* _GIVEN EXERCISE_
List every line below containing "React".

[Lines of data]
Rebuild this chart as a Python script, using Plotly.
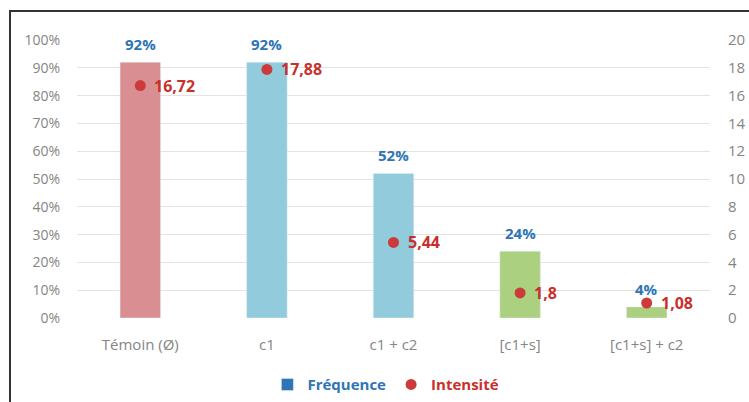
import plotly.graph_objects as go

categories = ["Témoin (Ø)", "c1", "c1 + c2", "[c1+s]", "[c1+s] + c2"]
frequence = [92, 92, 52, 24, 4]
intensite = [16.72, 17.88, 5.44, 1.8, 1.08]
bar_colors = ["#d98f92", "#92cbdc", "#92cbdc", "#abd07f", "#abd07f"]
left_ticks = list(range(0, 101, 10))
left_labels = [f"{v}%" for v in left_ticks]
right_ticks = list(range(0, 21, 2))

BLUE = "#2e75b6"
RED = "#c9302c"
FONT = "Open Sans"
GRAY = "#858585"

fig = go.Figure()
fig.add_trace(go.Bar(x=categories, y=frequence, marker_color=bar_colors,
                     width=0.32, showlegend=False, yaxis="y"))
fig.add_trace(go.Bar(x=[None], y=[None], marker_color=BLUE, showlegend=True,
                     name=f"<b><span style='color:{BLUE}'>Fréquence</span></b>"))
fig.add_trace(go.Scatter(x=categories, y=intensite, mode="markers", yaxis="y2",
                         marker=dict(color="#cc3b3b", size=11),
                         name=f"<b><span style='color:{RED}'>Intensité</span></b>"))

ann = []
for c, v in zip(categories, frequence):
    ann.append(dict(x=c, y=v, xref="x", yref="y", text=f"<b>{v}%</b>", showarrow=False,
                    yshift=18, yanchor="middle", font=dict(color=BLUE, size=15, family=FONT)))
for c, v in zip(categories, intensite):
    ann.append(dict(x=c, y=v, xref="x", yref="y2", text=f"<b>{str(v).replace('.', ',')}</b>",
                    showarrow=False, xanchor="left", xshift=12, yanchor="middle",
                    font=dict(color=RED, size=16, family=FONT)))

fig.update_layout(
    width=749, height=402,
    margin=dict(l=77, r=39, t=40, b=84, autoexpand=False),
    paper_bgcolor="white", plot_bgcolor="white",
    font=dict(family=FONT, color=GRAY, size=14),
    annotations=ann,
    xaxis=dict(showgrid=False, showline=False, ticks="", ticklabelstandoff=16,
               tickfont=dict(size=15, color=GRAY)),
    yaxis=dict(range=[0, 100], tickmode="array", tickvals=left_ticks, ticktext=left_labels,
               showgrid=True, gridcolor="#e3e3e3", gridwidth=1, zeroline=False, ticks="",
               ticklabelstandoff=16, tickfont=dict(size=14, color=GRAY)),
    yaxis2=dict(range=[0, 20], tickmode="array", tickvals=right_ticks, overlaying="y",
                side="right", showgrid=False, zeroline=False, ticks="",
                ticklabelstandoff=17, tickfont=dict(size=15, color=GRAY)),
    legend=dict(orientation="h", x=0.488, xanchor="center", y=-0.24, yanchor="middle",
                font=dict(size=15, family=FONT), itemwidth=30, bgcolor="rgba(0,0,0,0)"),
    shapes=[dict(type="rect", xref="paper", yref="paper",
                 x0=(10 - 77) / 633, x1=(770 - 77) / 633,
                 y0=(318 - 420) / 278, y1=1 + (40 - 11) / 278,
                 line=dict(color="#333333", width=2), layer="below")],
)

fig.write_html("out.html")
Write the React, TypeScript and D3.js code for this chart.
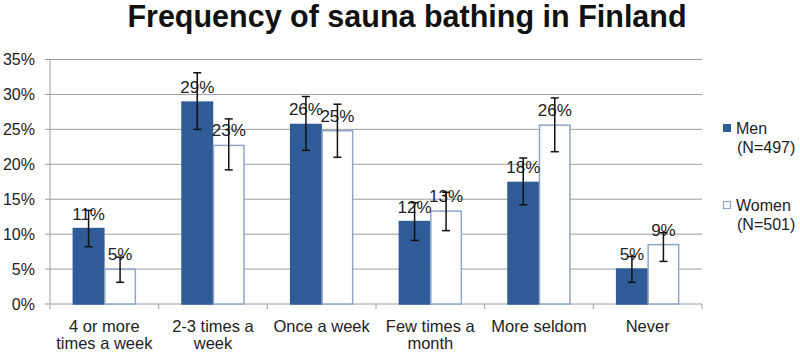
import React from "react";
import * as d3 from "d3";

const categories: string[][] = [
  ["4 or more", "times a week"],
  ["2-3 times a", "week"],
  ["Once a week"],
  ["Few times a", "month"],
  ["More seldom"],
  ["Never"],
];
const menValues = [10.8, 28.9, 25.7, 11.8, 17.4, 5.0];
const menLow = [8.2, 25.0, 22.0, 9.1, 14.2, 3.1];
const menHigh = [13.4, 33.1, 29.7, 14.5, 20.9, 6.8];
const menLabels = ["11%", "29%", "26%", "12%", "18%", "5%"];
const womenValues = [4.97, 22.7, 24.8, 13.3, 25.6, 8.5];
const womenLow = [3.1, 19.2, 21.0, 10.5, 21.8, 6.1];
const womenHigh = [6.7, 26.5, 28.6, 16.0, 29.5, 10.2];
const womenLabels = ["5%", "23%", "25%", "13%", "26%", "9%"];
const yTicks = [0, 5, 10, 15, 20, 25, 30, 35];

const W = 800;
const H = 352;
const plotLeft = 50;
const plotRight = 702;
const plotTop = 59.5;
const plotBottom = 304;
const MEN = "#2F5C97";
const WOMEN_BORDER = "#8EA6C8";
const GRID = "#9E9E9E";
const FONT = "'Liberation Sans', Arial, sans-serif";

export default function App() {
  const x = d3.scaleBand<number>().domain(d3.range(categories.length)).range([plotLeft, plotRight]).padding(0);
  const y = d3.scaleLinear().domain([0, 35]).range([plotBottom, plotTop]);
  const groupW = 63;
  const sub = d3.scaleBand<number>().domain([0, 1]).range([0, groupW]).padding(0);
  const series = [
    { vals: menValues, lo: menLow, hi: menHigh, labels: menLabels, fill: MEN, stroke: MEN },
    { vals: womenValues, lo: womenLow, hi: womenHigh, labels: womenLabels, fill: "#FFFFFF", stroke: WOMEN_BORDER },
  ];
  const bw = sub.bandwidth();
  const boundaries = d3.range(categories.length + 1).map((i) => plotLeft + i * x.step());

  return (
    <svg width={W} height={H} style={{ position: "absolute", left: 0, top: 0, background: "#fff" }} fontFamily={FONT}>
      <rect x={0} y={0} width={W} height={H} fill="#fff" />
      <text x={407} y={27} textAnchor="middle" fontSize={30.5} fontWeight="bold" fill="#111">
        Frequency of sauna bathing in Finland
      </text>
      {yTicks.map((t) => (
        <g key={t}>
          {t > 0 && <line x1={plotLeft} x2={plotRight} y1={y(t)} y2={y(t)} stroke={GRID} strokeWidth={1} />}
          <line x1={plotLeft - 5} x2={plotLeft} y1={y(t)} y2={y(t)} stroke={GRID} strokeWidth={1} />
          <text x={35} y={y(t) + 5.5} textAnchor="end" fontSize={16} fill="#222">
            {t}%
          </text>
        </g>
      ))}
      <line x1={plotLeft} x2={plotLeft} y1={plotTop} y2={plotBottom} stroke={GRID} />
      <line x1={plotLeft} x2={plotRight} y1={plotBottom} y2={plotBottom} stroke={GRID} />
      {boundaries.map((b, i) => (
        <line key={i} x1={b} x2={b} y1={plotBottom} y2={plotBottom + 5} stroke={GRID} />
      ))}
      {categories.map((c, i) => {
        const gx = (x(i) as number) + (x.bandwidth() - groupW) / 2;
        return (
          <g key={i}>
            {series.map((s, j) => {
              const bx = gx + (sub(j) as number);
              const top = y(s.vals[i]);
              return (
                <rect key={j} x={bx + 0.5} y={top} width={bw - 1} height={plotBottom - top} fill={s.fill} stroke={s.stroke} strokeWidth={1.5} />
              );
            })}
            {series.map((s, j) => {
              const bx = gx + (sub(j) as number);
              const top = y(s.vals[i]);
              const cx = bx + bw / 2;
              return (
                <g key={"e" + j}>
                  <text x={cx} y={top - 9} textAnchor="middle" fontSize={17} fill="#222">
                    {s.labels[i]}
                  </text>
                  <line x1={cx} x2={cx} y1={y(s.hi[i])} y2={y(s.lo[i])} stroke="#111" strokeWidth={1.5} />
                  <line x1={cx - 4} x2={cx + 4} y1={y(s.hi[i])} y2={y(s.hi[i])} stroke="#111" strokeWidth={1.5} />
                  <line x1={cx - 4} x2={cx + 4} y1={y(s.lo[i])} y2={y(s.lo[i])} stroke="#111" strokeWidth={1.5} />
                </g>
              );
            })}
            {c.map((line, k) => (
              <text key={k} x={(x(i) as number) + x.bandwidth() / 2} y={332 + k * 17} textAnchor="middle" fontSize={16.5} fill="#222">
                {line}
              </text>
            ))}
          </g>
        );
      })}
      <rect x={723} y={124} width={8} height={8} fill={MEN} />
      <text x={736} y={134} fontSize={16} fill="#222">Men</text>
      <text x={737} y={153} fontSize={16} fill="#222">(N=497)</text>
      <rect x={723.5} y={201.5} width={7} height={7} fill="#fff" stroke={WOMEN_BORDER} strokeWidth={1.2} />
      <text x={736} y={211} fontSize={16} fill="#222">Women</text>
      <text x={737} y={230} fontSize={16} fill="#222">(N=501)</text>
    </svg>
  );
}
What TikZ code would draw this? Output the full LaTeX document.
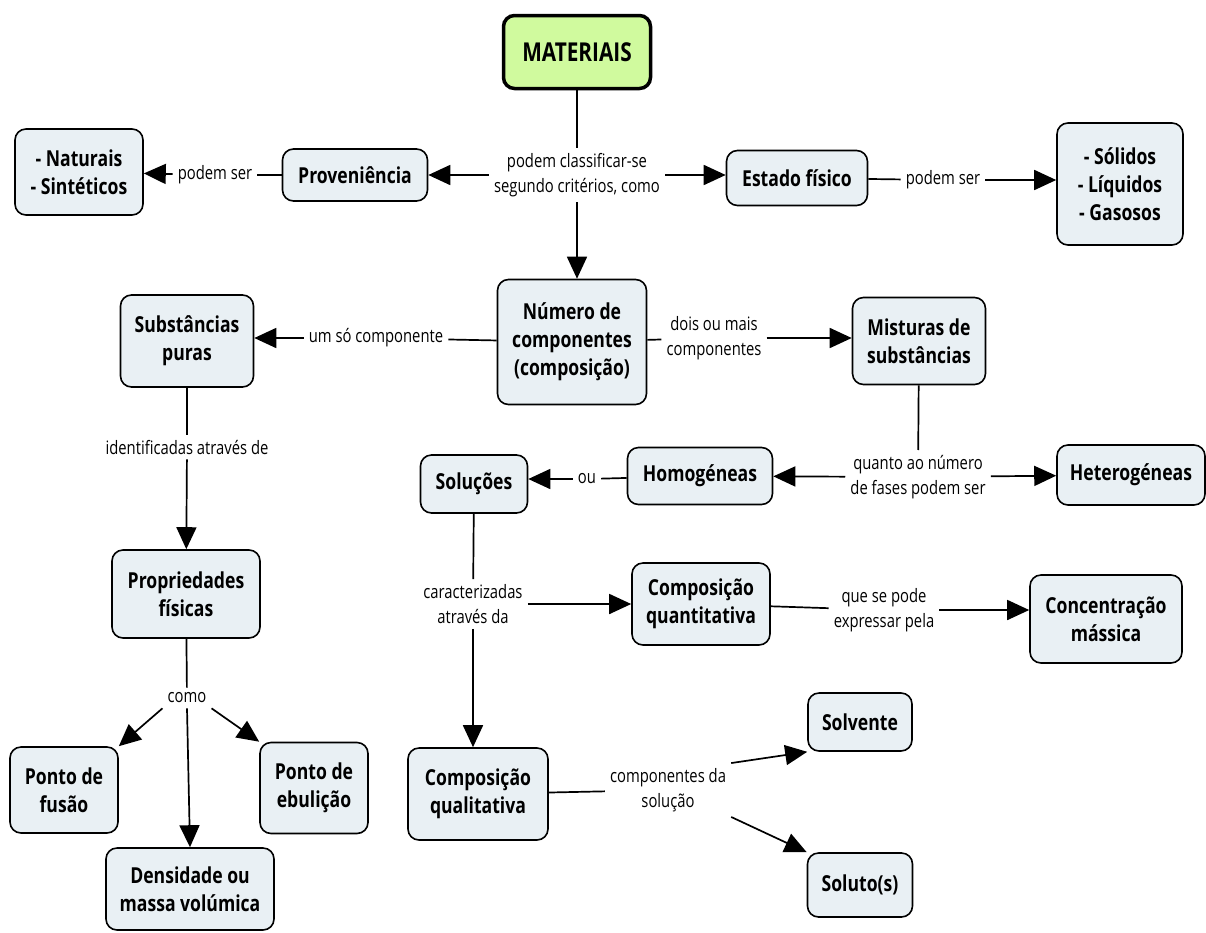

* _RESPONSE TO THE EXERCISE_
Write the React, TypeScript and D3.js code for this chart.
import React from "react";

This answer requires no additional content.